What Jorge Mario Bergoglio did four days ago is just another proof that absurdity and bold apostate actions are a natural, normal part of everyday life in the counterfeit church of conciliarism.
This is enough for now.
There is only so much absurdity that I can take these days.
Remember these words of Pope Pius XI, contained in Quas Primas, December 11, 1925:
Not least among the blessings which have resulted from the public and legitimate honor paid to the Blessed Virgin and the saints is the perfect and perpetual immunity of the Church from error and heresy. We may well admire in this the admirable wisdom of the Providence of God, who, ever bringing good out of evil, has from time to time suffered the faith and piety of men to grow weak, and allowed Catholic truth to be attacked by false doctrines, but always with the result that truth has afterwards shone out with greater splendor, and that men’s faith, aroused from its lethargy, has shown itself more vigorous than before. ( Pope Pius XI, Quas Primas, December 11, 1925.)

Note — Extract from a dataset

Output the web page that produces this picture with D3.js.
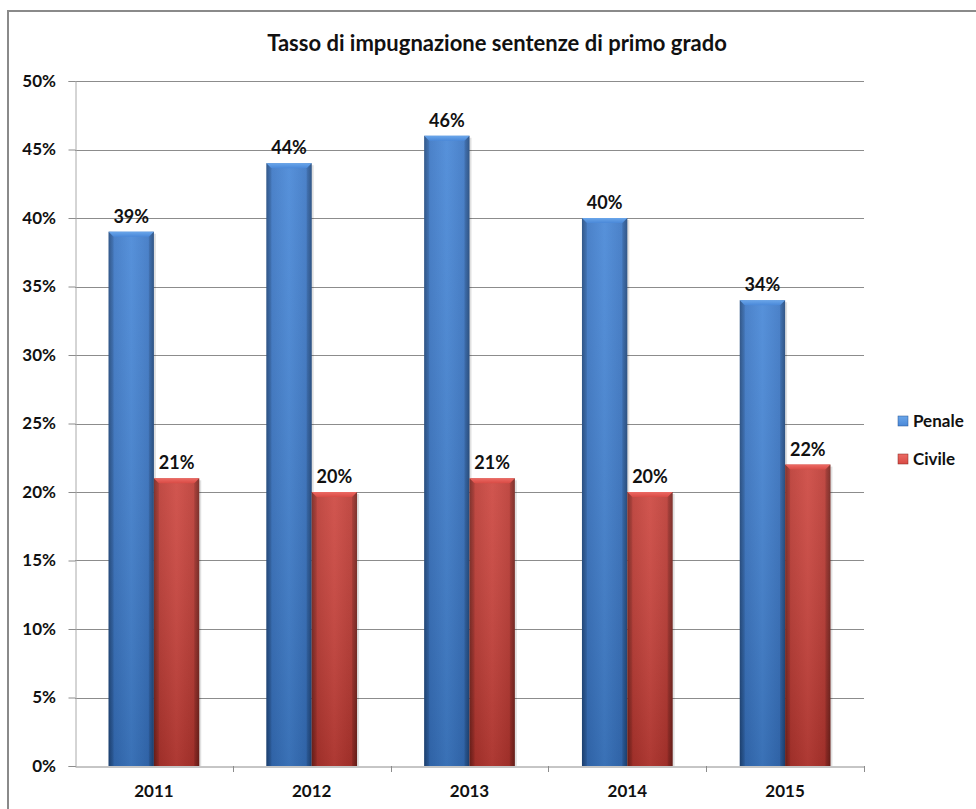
<!DOCTYPE html>
<html>
<head>
<meta charset="utf-8">
<script src="https://cdn.jsdelivr.net/npm/d3@7"></script>
<style>
  html, body { margin: 0; padding: 0; background: #fff; }
  svg { display: block; }
  .lbl { font-family: Lato, "Open Sans", sans-serif; font-weight: 700; fill: #111; }
</style>
</head>
<body>
<svg id="chart" width="976" height="809"></svg>
<script>
const years = ["2011", "2012", "2013", "2014", "2015"];
const penale = [39, 44, 46, 40, 34];
const civile = [21, 20, 21, 20, 22];
const seriesNames = ["Penale", "Civile"];
const yTicks = [0, 5, 10, 15, 20, 25, 30, 35, 40, 45, 50];
const chartTitle = "Tasso di impugnazione sentenze di primo grado";

const svg = d3.select("#chart");
const plot = { left: 75, right: 864, top: 81, bottom: 766 };

// outer frame of the chart object
svg.append("rect")
  .attr("x", 8).attr("y", 11).attr("width", 1000).attr("height", 1000)
  .attr("fill", "none").attr("stroke", "#8a8a8a").attr("stroke-width", 2);

const x = d3.scaleBand().domain(years).range([plot.left, plot.right]).paddingInner(0).paddingOuter(0);
const inner = d3.scaleBand().domain(seriesNames).range([0, x.bandwidth()]).paddingInner(0).paddingOuter(0.74);
const y = d3.scaleLinear().domain([0, 50]).range([plot.bottom, plot.top]);

const defs = svg.append("defs");
const palettes = {
  Penale: { edge: "#24528f", mid: "#3773c2", light: "#4485d6", top: "#6aa6ea", cap: "#4a88d8" },
  Civile: { edge: "#84261f", mid: "#b8362f", light: "#cc433c", top: "#ec6a64", cap: "#d84a44" }
};
Object.entries(palettes).forEach(([k, p]) => {
  const g = defs.append("linearGradient").attr("id", "h-" + k).attr("x1", 0).attr("x2", 1).attr("y1", 0).attr("y2", 0);
  g.append("stop").attr("offset", "0%").attr("stop-color", p.edge);
  g.append("stop").attr("offset", "10%").attr("stop-color", p.mid);
  g.append("stop").attr("offset", "50%").attr("stop-color", p.light);
  g.append("stop").attr("offset", "90%").attr("stop-color", p.mid);
  g.append("stop").attr("offset", "100%").attr("stop-color", p.edge);
  const c = defs.append("linearGradient").attr("id", "c-" + k).attr("x1", 0).attr("x2", 0).attr("y1", 0).attr("y2", 1);
  c.append("stop").attr("offset", "0%").attr("stop-color", p.top);
  c.append("stop").attr("offset", "100%").attr("stop-color", p.cap);
});
const shade = defs.append("linearGradient").attr("id", "vshade").attr("x1", 0).attr("x2", 0).attr("y1", 0).attr("y2", 1);
shade.append("stop").attr("offset", "0%").attr("stop-color", "#ffffff").attr("stop-opacity", 0.1);
shade.append("stop").attr("offset", "100%").attr("stop-color", "#000000").attr("stop-opacity", 0.15);

// gridlines
svg.append("g").selectAll("line").data(yTicks.filter(t => t > 0)).join("line")
  .attr("x1", plot.left).attr("x2", plot.right)
  .attr("y1", d => Math.round(y(d)) + 0.5).attr("y2", d => Math.round(y(d)) + 0.5)
  .attr("stroke", "#8c8c8c").attr("stroke-width", 1);

// y axis: line and ticks from d3.axisLeft, labels placed with the same scale
const ya = svg.append("g").attr("transform", `translate(${plot.left + 0.5},0)`)
  .call(d3.axisLeft(y).tickValues(yTicks).tickFormat("").tickSize(7));
ya.select(".domain").attr("stroke", "#aaaaaa");
ya.selectAll(".tick line").attr("stroke", "#8c8c8c");
svg.append("g").selectAll("text").data(yTicks).join("text")
  .attr("class", "lbl")
  .attr("x", 56).attr("y", d => y(d)).attr("dy", "0.35em")
  .attr("text-anchor", "end").style("font-size", "17px")
  .text(d => d + "%");

// bars
const data = [];
years.forEach((yr, i) => {
  data.push({ year: yr, series: "Penale", value: penale[i] });
  data.push({ year: yr, series: "Civile", value: civile[i] });
});
const bars = svg.append("g");
const bw = inner.bandwidth();
const bev = 5;
data.forEach(d => {
  const x0 = x(d.year) + inner(d.series);
  const y0 = y(d.value);
  const h = plot.bottom - y0;
  const g = bars.append("g");
  g.append("rect").attr("x", x0 + 2).attr("y", y0 + 2).attr("width", bw).attr("height", h - 2)
    .attr("fill", "#000").attr("opacity", 0.12);
  g.append("rect").attr("x", x0).attr("y", y0).attr("width", bw).attr("height", h)
    .attr("fill", `url(#h-${d.series})`);
  g.append("rect").attr("x", x0).attr("y", y0).attr("width", bw).attr("height", h)
    .attr("fill", "url(#vshade)");
  // bevelled top
  g.append("path")
    .attr("d", `M${x0},${y0}L${x0 + bw},${y0}L${x0 + bw - bev},${y0 + bev}L${x0 + bev},${y0 + bev}Z`)
    .attr("fill", `url(#c-${d.series})`);
  g.append("path")
    .attr("d", `M${x0},${y0}L${x0 + bev},${y0 + bev}L${x0 + bev},${plot.bottom}L${x0},${plot.bottom}Z`)
    .attr("fill", "#000").attr("opacity", 0.1);
  g.append("path")
    .attr("d", `M${x0 + bw},${y0}L${x0 + bw - bev},${y0 + bev}L${x0 + bw - bev},${plot.bottom}L${x0 + bw},${plot.bottom}Z`)
    .attr("fill", "#000").attr("opacity", 0.12);
  svg.append("text").attr("class", "lbl")
    .attr("x", x0 + bw / 2).attr("y", y0 - 9)
    .attr("text-anchor", "middle").style("font-size", "18px")
    .text(d.value + "%");
});

// x axis
const xa = svg.append("g").attr("transform", `translate(0,${plot.bottom + 0.5})`)
  .call(d3.axisBottom(x).tickSize(0).tickFormat(""));
xa.select(".domain").attr("stroke", "#8c8c8c");
svg.append("g").selectAll("text").data(years).join("text")
  .attr("class", "lbl")
  .attr("x", d => x(d) + x.bandwidth() / 2).attr("y", 797)
  .attr("text-anchor", "middle").style("font-size", "17px")
  .text(d => d);
svg.append("g").selectAll("line").data(years).join("line")
  .attr("x1", d => Math.round(x(d) + x.bandwidth()) + 0.5)
  .attr("x2", d => Math.round(x(d) + x.bandwidth()) + 0.5)
  .attr("y1", plot.bottom).attr("y2", plot.bottom + 6)
  .attr("stroke", "#8c8c8c");

// title
svg.append("text").attr("class", "lbl").attr("x", 497).attr("y", 51).attr("text-anchor", "middle")
  .style("font-size", "22px").text(chartTitle);

// legend
const legend = svg.append("g");
seriesNames.forEach((s, i) => {
  const ly = 427 + i * 38;
  legend.append("rect").attr("x", 898).attr("y", ly - 11).attr("width", 10).attr("height", 10)
    .attr("fill", `url(#c-${s})`).attr("stroke", palettes[s].edge).attr("stroke-width", 0.5);
  legend.append("text").attr("class", "lbl").attr("x", 913).attr("y", ly).style("font-size", "17px").text(s);
});
</script>
</body>
</html>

Entrust the difficulties of the moment to Our Lord through Our Lady’s Sorrowful and Immaculate Heart, praying Rosaries to console the good God during this time of apostasy and betrayal.
Viva Christus Rex! Viva Cristo Rey!
Our Lady of the Rosary, pray for us.
Saint Joseph, pray for us.
Saints Peter and Paul, pray for us.
Saint John the Baptist, pray for us.
Saint John the Evangelist, pray for us.
Saint Michael the Archangel, pray for us.
Saint Gabriel the Archangel, pray for us.
Saint Raphael the Archangel, pray for us.
Saints Joachim and Anne, pray for us.
Saints Caspar, Melchior and Balthasar, pray for us.